The infrastructure of western culture – with its institutionalization of school, career and social life – has created generational silos, what the Norwegian sociologist GO Hagestad calls “vertically deprived” communities. Because older and younger populations are often depicted as pitted against one another, competing for government support, Hagestad suggests that thinking of these two populations as “book-end generations” may underscore commonalities and seed connection.
Though I write this as a 31-year-old, ever closer to the middle of the bookshelf, generation-wise, the value I now put on intergenerational friendships was cemented during those youthful windows when I myself felt most adrift.
The week before hosting my backyard party, I spent 24 hours in Cambridge, Massachusetts, visiting Elise, the grandmother of a high school friend. Aware of how few ties I had on the east coast, my friend’s father had introduced me to her when I moved cross-country for college.
“I have to confess my first reaction was, ‘Oh, well, now I’m going to be a hotel or whatever,’” Elise told me, laughing, when I called to ask if we could chat about our friendship. Her confession of past-tense apprehension tickled me: it was just the sort of honesty and no-nonsense humor that had first drawn me to her. “Looking back on it,” she said, “it seems to me we just hit it off. We went to a museum or had a meal or something. The connection was wonderful, kind of special from the very beginning.”
What began as generosity – her offer of a guest room when my plane got in late – quickly became a proper friendship. Over Lillet spritzes or mugs of lemon ginger tea, we’d talk about places we dreamed of visiting, the social currents of our lives, the things we had read in classes, me as college student, her as auditor. “I just sort of kept thinking, ‘Gee, this is such a young person, why would you possibly want to spend time with me?’” Elise said. I had often felt the same way, self-conscious of being a couch-surfing slouch, even as I sensed our conversations unspooling with a vulnerability and openness I had previously known mostly with generational peers.
Research has shown that trust can be deeper between non-kin intergenerational friends. With different primary social groups, people may be less worried about their own secrets being shared; gone too is the envy and competition that can bloom among those on the same steps of the life ladder.
One winter I got snowed in, so Elise showed me how to make yogurt on the stove, and I walked her dog on the icy street. Older adults are often depicted as “givers” of wisdom to younger “receivers”, or as “passive benefactors” requiring care, write O’Dare and Finnish researcher Riikka Korkiamäki, but the language of pleasure and reciprocity – of a friendship rooted in the give-and-take of aid and advice, but also of jokes – offers an alternative for conceptualizing intergenerational bonds. “The whole premise of friendship is that it’s chosen. There’s an element of reciprocity, but there’s no ‘poor anybody’,” O’Dare told me. “Isn’t that what friendships are about?

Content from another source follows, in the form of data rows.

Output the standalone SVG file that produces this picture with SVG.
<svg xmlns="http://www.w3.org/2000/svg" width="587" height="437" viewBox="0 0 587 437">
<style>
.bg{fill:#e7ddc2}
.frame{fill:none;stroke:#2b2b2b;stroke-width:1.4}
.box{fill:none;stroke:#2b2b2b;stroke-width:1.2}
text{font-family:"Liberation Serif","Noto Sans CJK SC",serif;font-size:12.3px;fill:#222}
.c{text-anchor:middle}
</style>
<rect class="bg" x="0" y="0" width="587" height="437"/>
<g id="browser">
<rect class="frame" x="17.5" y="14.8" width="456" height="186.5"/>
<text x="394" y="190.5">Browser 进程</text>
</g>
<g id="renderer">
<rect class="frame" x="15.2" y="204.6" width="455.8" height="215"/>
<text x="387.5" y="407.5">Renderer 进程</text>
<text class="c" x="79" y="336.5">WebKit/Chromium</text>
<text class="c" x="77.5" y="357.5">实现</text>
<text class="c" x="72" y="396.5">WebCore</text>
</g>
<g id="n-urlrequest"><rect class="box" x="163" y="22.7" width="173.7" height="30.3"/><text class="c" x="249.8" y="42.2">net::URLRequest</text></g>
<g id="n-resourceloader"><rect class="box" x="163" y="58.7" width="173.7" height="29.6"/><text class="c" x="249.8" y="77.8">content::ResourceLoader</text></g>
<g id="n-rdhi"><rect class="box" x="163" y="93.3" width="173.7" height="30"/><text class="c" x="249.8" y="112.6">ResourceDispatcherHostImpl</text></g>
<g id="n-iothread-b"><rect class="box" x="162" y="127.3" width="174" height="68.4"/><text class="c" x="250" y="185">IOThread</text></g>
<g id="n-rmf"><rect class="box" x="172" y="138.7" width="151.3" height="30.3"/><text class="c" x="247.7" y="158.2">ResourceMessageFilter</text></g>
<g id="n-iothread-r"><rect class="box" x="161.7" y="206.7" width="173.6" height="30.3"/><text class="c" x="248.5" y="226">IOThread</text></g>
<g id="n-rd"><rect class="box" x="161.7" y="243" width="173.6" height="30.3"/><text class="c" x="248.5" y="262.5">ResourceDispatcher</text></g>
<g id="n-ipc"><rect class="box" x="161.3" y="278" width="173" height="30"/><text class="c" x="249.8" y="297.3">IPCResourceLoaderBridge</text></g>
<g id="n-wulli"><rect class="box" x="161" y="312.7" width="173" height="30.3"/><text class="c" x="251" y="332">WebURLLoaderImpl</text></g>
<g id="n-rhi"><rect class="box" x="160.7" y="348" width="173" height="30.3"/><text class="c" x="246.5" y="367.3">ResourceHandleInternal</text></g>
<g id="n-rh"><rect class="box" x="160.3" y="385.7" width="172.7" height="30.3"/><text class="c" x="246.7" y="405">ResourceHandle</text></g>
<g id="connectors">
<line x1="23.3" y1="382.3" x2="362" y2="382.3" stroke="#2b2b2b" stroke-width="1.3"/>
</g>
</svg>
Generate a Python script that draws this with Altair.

That everyone is equal?”
After graduating and moving away, I began planning trips just to see Elise, aware I was now closer to her than the grandson who had been our link. I introduced her to college friends, to my sister, to boyfriends – what she called my “coterie” – and over time I became familiar with her friends and neighbors, too.
A week after leaving her apartment, and a few days after my own backyard party, I walked over to my neighbor’s big house and rang the bell. It was a warm, sunny autumn afternoon, and I was bored. I wanted to procrastinate email by eating an ice-cream bar. Elise was always willing to swerve our plans for a good sweet, and I loved that spontaneity, the let’s-get-in-the-car-and-get-a-pastry attitude. Clocking how many ice-creams remained in my freezer after the party, I decided to see if my neighbor would help me eat them. After laughing at the sight of me, holding a dripping Häagen-Dazs bar on his stoop, he cracked open a package.
For a few minutes we stood in the sun, chuckling about the rat-like behavior of the local squirrels, then, when the ice-creams were gone, we said our goodbyes. Walking the few steps home, I grinned. It wasn’t because I’d done something nice – it was because I’d done something fun.